>> Start Exercise inputs

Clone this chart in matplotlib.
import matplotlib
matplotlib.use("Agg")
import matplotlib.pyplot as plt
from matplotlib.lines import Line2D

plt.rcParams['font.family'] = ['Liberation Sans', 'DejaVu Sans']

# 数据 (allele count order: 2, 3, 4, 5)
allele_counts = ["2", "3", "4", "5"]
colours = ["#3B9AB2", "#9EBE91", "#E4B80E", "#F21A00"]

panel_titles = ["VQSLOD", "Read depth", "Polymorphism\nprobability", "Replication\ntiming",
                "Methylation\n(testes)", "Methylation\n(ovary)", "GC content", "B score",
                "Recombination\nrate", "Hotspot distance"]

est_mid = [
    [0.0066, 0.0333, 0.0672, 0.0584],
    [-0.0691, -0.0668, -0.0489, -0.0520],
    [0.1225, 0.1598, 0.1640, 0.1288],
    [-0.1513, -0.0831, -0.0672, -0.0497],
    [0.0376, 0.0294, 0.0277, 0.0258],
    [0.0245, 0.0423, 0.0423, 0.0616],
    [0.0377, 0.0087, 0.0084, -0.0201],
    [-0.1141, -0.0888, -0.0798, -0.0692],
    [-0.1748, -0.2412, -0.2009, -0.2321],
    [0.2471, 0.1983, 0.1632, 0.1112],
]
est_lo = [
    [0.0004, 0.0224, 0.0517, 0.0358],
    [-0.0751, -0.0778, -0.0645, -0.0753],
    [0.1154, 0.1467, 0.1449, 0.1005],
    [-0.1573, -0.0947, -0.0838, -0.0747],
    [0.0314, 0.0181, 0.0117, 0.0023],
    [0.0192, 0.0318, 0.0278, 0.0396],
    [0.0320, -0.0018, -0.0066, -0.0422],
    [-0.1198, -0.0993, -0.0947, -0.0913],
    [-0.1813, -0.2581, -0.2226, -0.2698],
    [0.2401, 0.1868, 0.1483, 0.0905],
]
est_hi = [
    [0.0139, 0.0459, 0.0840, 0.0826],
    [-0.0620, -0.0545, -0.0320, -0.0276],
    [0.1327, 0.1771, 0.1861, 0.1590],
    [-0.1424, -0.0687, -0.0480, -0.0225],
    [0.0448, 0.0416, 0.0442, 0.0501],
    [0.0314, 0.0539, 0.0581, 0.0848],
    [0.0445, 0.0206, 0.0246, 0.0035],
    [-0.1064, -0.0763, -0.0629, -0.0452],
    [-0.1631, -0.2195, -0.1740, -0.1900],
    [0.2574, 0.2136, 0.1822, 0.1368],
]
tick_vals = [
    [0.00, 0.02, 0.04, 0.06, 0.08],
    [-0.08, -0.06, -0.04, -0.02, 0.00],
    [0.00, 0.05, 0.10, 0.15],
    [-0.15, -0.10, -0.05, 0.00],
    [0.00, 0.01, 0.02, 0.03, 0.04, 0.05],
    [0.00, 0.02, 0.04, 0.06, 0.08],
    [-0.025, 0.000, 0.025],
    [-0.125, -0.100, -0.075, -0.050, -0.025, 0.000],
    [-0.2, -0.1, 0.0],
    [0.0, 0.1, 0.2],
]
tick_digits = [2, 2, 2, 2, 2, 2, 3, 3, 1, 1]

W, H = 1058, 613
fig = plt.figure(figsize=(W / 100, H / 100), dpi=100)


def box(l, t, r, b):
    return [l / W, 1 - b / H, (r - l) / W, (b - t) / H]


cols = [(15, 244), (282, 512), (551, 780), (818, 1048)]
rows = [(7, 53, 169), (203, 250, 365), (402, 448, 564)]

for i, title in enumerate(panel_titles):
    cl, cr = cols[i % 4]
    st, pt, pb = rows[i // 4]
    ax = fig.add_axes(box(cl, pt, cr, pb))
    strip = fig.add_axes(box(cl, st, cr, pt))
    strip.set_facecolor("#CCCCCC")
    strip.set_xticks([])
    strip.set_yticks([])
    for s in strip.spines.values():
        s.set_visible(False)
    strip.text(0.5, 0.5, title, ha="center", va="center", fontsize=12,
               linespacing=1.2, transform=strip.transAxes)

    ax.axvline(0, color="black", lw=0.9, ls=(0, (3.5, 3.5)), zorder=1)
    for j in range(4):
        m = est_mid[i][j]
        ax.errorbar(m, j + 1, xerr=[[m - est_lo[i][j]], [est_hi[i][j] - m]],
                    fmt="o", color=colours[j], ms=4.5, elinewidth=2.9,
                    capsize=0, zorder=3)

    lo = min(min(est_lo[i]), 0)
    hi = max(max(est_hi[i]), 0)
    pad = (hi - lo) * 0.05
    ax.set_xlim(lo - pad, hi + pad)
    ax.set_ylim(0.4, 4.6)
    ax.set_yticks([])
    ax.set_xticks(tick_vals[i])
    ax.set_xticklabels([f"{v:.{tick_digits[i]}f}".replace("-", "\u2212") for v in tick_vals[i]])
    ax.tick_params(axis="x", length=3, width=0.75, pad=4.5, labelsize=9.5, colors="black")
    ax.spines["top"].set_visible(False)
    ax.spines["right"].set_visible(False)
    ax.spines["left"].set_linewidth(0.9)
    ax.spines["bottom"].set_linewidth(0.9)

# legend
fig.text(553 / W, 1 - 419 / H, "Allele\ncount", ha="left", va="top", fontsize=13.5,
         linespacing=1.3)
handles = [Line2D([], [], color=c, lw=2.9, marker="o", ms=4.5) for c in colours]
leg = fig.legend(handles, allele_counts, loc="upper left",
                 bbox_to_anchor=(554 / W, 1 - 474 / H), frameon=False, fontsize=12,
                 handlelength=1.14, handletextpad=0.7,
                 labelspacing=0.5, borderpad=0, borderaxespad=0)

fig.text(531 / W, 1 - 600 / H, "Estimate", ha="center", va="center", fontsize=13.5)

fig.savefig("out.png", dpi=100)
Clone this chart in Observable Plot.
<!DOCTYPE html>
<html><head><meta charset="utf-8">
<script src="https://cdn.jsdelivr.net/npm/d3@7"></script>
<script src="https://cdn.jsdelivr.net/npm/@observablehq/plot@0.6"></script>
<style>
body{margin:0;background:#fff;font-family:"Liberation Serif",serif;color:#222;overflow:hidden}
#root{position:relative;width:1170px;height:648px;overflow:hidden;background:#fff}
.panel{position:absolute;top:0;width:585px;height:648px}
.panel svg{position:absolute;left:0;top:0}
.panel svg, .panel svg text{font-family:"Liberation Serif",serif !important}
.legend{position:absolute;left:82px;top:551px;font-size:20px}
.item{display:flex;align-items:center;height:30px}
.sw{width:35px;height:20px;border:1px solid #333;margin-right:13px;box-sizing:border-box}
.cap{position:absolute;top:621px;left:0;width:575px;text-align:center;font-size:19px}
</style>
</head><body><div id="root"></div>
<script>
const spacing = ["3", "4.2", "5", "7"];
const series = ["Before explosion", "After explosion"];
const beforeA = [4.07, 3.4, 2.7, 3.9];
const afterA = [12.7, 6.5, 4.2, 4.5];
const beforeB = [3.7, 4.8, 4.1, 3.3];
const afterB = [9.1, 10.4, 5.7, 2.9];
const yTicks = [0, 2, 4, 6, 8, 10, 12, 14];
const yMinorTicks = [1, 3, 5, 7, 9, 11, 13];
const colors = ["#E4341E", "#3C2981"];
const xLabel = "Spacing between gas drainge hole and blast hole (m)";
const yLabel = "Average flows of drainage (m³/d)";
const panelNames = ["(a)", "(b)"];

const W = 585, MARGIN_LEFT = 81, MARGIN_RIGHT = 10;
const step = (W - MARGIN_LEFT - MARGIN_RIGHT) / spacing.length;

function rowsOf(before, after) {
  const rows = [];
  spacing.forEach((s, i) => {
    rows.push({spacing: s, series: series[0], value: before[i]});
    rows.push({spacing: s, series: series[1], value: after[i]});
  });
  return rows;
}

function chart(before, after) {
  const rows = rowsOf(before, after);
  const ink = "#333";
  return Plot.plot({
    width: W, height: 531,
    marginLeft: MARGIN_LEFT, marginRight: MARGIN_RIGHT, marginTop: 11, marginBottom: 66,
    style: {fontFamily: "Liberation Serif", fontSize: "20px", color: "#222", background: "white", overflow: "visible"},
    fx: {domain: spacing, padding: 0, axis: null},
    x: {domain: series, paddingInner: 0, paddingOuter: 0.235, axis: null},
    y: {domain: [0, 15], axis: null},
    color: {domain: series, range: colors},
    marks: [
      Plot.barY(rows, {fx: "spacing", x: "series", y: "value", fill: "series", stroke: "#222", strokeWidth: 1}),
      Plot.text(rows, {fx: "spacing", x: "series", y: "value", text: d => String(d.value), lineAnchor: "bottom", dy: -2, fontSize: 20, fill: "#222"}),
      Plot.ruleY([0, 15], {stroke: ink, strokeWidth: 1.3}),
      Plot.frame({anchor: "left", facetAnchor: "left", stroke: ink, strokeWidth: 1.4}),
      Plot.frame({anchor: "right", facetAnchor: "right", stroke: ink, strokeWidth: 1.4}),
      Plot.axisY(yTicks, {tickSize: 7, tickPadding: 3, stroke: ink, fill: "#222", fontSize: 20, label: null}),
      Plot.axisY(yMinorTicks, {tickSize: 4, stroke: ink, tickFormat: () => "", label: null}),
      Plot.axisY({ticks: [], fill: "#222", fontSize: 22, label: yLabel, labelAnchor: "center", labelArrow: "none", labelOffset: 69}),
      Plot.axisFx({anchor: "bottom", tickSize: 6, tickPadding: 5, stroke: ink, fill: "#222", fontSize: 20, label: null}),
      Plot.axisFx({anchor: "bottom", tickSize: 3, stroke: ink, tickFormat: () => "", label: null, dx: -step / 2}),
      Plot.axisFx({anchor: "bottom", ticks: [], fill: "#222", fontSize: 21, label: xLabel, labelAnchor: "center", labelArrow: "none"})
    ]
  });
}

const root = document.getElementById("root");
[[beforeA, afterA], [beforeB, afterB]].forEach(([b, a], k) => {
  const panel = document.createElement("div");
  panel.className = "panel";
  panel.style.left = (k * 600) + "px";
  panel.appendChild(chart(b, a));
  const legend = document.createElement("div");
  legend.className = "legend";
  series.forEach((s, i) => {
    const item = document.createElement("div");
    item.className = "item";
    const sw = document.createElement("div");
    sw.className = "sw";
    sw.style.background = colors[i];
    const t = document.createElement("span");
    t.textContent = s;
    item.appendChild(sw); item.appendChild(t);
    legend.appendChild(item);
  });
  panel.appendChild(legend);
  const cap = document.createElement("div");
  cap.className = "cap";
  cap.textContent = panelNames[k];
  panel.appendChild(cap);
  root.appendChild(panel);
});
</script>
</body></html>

>> End Exercise inputs
>> Start Exercise inputs

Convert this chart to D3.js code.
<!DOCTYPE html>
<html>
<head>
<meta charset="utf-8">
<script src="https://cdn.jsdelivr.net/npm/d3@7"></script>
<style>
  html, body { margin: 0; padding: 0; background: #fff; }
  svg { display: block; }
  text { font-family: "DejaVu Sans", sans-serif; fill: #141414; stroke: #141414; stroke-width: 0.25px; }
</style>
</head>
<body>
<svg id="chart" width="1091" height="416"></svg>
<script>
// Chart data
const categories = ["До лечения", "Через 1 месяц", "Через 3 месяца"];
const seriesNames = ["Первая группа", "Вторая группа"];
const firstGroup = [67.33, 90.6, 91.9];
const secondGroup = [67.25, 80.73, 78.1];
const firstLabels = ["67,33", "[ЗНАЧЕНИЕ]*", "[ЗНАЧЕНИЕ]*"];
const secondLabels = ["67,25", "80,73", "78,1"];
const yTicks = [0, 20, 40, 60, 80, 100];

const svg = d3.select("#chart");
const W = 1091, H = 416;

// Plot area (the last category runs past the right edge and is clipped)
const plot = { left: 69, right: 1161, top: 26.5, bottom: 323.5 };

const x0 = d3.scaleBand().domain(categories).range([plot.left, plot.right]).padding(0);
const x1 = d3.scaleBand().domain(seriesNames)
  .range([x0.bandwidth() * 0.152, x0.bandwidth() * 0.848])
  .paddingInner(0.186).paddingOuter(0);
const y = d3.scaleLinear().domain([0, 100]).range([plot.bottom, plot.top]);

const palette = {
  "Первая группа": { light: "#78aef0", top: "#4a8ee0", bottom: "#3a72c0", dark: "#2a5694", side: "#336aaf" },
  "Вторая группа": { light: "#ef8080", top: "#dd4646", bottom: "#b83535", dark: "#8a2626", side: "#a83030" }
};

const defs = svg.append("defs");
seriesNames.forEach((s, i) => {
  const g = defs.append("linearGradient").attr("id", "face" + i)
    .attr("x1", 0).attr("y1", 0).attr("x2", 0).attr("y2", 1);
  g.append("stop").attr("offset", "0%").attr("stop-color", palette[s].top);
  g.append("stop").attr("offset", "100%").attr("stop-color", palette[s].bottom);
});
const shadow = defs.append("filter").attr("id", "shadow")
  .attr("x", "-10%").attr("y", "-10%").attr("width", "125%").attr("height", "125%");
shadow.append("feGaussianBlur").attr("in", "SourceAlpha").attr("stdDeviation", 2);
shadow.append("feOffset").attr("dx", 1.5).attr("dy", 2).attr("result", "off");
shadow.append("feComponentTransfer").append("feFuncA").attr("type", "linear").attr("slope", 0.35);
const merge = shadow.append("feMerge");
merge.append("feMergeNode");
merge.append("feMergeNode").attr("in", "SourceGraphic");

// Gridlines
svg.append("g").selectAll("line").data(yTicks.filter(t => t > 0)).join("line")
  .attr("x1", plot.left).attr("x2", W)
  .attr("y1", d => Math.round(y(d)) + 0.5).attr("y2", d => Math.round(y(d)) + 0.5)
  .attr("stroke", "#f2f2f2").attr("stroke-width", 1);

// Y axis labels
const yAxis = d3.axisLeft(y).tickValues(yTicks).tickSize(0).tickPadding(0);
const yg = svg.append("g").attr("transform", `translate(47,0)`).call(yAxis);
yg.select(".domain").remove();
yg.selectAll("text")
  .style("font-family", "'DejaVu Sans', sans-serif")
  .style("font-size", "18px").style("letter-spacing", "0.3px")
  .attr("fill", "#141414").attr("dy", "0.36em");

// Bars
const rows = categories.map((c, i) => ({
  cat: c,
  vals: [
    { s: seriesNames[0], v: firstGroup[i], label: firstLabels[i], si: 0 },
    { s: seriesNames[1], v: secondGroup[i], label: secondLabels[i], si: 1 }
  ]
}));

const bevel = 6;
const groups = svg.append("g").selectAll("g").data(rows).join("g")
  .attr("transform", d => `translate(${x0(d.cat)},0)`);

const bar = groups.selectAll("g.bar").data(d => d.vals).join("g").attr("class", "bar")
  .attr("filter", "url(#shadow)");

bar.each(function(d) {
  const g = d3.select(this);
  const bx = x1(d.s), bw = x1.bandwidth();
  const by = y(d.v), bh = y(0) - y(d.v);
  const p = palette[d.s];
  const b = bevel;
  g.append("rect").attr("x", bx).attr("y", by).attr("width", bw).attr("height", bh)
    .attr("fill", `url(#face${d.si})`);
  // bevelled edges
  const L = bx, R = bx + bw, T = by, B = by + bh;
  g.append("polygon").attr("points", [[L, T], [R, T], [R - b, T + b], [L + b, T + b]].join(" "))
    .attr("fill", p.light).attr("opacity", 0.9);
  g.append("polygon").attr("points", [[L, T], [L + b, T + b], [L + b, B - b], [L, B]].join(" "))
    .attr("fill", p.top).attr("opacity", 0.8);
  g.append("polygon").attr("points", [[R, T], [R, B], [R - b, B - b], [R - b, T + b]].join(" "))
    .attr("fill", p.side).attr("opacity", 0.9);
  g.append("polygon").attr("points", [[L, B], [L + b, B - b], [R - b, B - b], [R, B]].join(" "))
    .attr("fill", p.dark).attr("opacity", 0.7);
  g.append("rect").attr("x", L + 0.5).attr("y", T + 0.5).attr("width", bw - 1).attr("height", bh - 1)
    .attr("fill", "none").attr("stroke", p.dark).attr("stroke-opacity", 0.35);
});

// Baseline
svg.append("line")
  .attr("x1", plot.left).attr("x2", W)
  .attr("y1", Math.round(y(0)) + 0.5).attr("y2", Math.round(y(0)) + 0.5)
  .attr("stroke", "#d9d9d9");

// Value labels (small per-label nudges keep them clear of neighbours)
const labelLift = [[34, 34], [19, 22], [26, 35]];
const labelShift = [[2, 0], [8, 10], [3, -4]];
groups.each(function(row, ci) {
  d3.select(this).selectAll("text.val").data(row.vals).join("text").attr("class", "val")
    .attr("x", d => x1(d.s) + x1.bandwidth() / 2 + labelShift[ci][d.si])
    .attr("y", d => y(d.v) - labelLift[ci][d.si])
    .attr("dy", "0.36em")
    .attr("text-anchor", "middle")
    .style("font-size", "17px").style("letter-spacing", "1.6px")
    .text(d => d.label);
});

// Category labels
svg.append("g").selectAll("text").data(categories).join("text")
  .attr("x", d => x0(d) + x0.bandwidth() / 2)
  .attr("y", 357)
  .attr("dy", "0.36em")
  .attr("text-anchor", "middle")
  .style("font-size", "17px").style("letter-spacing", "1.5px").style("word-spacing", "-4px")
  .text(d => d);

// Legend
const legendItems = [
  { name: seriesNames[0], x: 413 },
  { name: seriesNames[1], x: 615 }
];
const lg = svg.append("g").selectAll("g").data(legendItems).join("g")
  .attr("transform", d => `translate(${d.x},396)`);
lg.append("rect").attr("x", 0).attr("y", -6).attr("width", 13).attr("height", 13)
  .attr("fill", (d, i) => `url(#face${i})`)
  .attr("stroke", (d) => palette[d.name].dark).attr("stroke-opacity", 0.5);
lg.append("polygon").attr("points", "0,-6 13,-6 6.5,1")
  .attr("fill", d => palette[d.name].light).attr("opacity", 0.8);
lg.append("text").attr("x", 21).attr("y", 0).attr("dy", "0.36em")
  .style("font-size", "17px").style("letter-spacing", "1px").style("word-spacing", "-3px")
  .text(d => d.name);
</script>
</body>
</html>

>> End Exercise inputs

What is asked = Using the data above, extract exactly the lines from the one that holds "Convert this chart to D3.js code." to the one that holds "26.5, bottom: 323.5", both ends included, and no others.

Result =
Convert this chart to D3.js code.
<!DOCTYPE html>
<html>
<head>
<meta charset="utf-8">
<script src="https://cdn.jsdelivr.net/npm/d3@7"></script>
<style>
  html, body { margin: 0; padding: 0; background: #fff; }
  svg { display: block; }
  text { font-family: "DejaVu Sans", sans-serif; fill: #141414; stroke: #141414; stroke-width: 0.25px; }
</style>
</head>
<body>
<svg id="chart" width="1091" height="416"></svg>
<script>
// Chart data
const categories = ["До лечения", "Через 1 месяц", "Через 3 месяца"];
const seriesNames = ["Первая группа", "Вторая группа"];
const firstGroup = [67.33, 90.6, 91.9];
const secondGroup = [67.25, 80.73, 78.1];
const firstLabels = ["67,33", "[ЗНАЧЕНИЕ]*", "[ЗНАЧЕНИЕ]*"];
const secondLabels = ["67,25", "80,73", "78,1"];
const yTicks = [0, 20, 40, 60, 80, 100];

const svg = d3.select("#chart");
const W = 1091, H = 416;

// Plot area (the last category runs past the right edge and is clipped)
const plot = { left: 69, right: 1161, top: 26.5, bottom: 323.5 };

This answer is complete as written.